Is there a maximum gravity? Lately I visited a 3T NMR machine (subject to a research project). It got me thinking about maxiums. I know the maximum magnetic fields we have observed are quite a lot stronger than that (field strenghts on some stars), and there seems to be a theoretical maximum value for magnetic fields although the exact value can be disputed. 
But, now for the questions: what is the maximum gravity field or value we have observed or possibly calculated? And is there a theoretical maximum?
 A: In general relativity, we don't measure the strength of the gravitational field as an acceleration $g$, the way we would do in Newtonian gravity. The equivalence principle tells us that $g$ can be anything we like, based on the frame of reference we choose. Instead, we measure gravitational fields using measures of curvature. These measures of curvature naturally have units of inverse length squared (in coordinates that have units of length). The strongest curvature that we expect to be describable by classical general relativity is $1/\ell_{Planck}^2$, where $\ell_{Planck}$ is the Planck length.

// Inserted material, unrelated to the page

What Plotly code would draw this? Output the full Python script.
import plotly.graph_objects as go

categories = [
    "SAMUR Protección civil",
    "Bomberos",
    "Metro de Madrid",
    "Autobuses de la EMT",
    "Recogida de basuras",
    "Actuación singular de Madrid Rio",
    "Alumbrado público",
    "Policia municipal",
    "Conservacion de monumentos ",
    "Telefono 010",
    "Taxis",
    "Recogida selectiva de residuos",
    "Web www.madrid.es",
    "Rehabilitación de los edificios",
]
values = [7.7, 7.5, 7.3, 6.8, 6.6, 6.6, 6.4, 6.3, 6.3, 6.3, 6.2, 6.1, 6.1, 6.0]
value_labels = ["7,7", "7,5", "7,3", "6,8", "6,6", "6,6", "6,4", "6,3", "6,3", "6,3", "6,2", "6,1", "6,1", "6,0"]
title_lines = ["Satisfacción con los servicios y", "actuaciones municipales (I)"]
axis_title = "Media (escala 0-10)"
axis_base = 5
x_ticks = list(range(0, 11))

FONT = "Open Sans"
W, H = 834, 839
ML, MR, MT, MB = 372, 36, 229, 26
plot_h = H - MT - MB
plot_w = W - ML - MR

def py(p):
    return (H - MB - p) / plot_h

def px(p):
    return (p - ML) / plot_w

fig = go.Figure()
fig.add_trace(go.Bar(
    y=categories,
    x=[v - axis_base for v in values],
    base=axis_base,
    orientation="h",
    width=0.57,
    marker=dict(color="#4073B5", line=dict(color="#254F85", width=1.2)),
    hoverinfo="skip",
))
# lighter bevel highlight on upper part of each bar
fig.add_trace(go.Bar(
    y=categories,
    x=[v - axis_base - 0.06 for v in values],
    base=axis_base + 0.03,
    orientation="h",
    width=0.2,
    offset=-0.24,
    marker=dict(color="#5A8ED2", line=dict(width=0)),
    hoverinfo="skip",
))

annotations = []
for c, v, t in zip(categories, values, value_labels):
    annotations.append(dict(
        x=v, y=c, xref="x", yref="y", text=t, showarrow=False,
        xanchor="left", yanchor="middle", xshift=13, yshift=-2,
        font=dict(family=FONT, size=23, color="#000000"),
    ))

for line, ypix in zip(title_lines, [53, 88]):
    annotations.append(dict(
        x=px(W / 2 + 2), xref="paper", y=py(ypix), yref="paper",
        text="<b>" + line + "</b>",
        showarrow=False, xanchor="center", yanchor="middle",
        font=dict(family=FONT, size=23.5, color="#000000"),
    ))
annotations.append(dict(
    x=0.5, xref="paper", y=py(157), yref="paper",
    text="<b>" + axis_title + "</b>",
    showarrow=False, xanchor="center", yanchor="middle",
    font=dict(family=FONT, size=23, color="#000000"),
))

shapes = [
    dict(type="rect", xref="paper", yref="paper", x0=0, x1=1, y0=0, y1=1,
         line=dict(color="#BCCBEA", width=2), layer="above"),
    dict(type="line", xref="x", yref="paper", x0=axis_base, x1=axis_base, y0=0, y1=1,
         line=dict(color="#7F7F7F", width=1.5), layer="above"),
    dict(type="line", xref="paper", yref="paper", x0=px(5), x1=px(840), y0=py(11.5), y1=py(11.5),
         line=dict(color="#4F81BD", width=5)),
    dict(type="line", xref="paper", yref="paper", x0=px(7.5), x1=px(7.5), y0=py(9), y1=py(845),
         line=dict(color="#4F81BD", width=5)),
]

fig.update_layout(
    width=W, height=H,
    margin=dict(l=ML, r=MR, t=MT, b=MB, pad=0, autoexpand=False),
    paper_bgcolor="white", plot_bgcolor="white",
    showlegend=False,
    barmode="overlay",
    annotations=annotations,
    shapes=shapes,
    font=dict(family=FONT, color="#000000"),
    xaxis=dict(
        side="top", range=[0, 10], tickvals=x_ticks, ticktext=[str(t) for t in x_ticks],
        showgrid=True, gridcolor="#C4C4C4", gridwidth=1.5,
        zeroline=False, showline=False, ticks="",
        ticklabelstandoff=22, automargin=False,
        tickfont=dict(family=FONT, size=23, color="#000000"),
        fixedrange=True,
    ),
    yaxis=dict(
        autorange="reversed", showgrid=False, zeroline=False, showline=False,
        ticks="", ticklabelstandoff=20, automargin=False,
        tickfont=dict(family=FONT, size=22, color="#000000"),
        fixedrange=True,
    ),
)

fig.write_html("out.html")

A: The maximal magnetic (and electric) field is likely set by the Schwinger limit where QED effects become appreciable and pair production starts. The corresponding limit for gravity is when quantum gravity starts mattering. This presumably starts to happen when we approach the Planck scale, for example when the field causes accelerations on the order of the Planck acceleration $5.560\cdot 10^{51}$ m/s$^2$.
These limits do not mean there cannot be stronger fields, just that very different kinds of physics will be going on.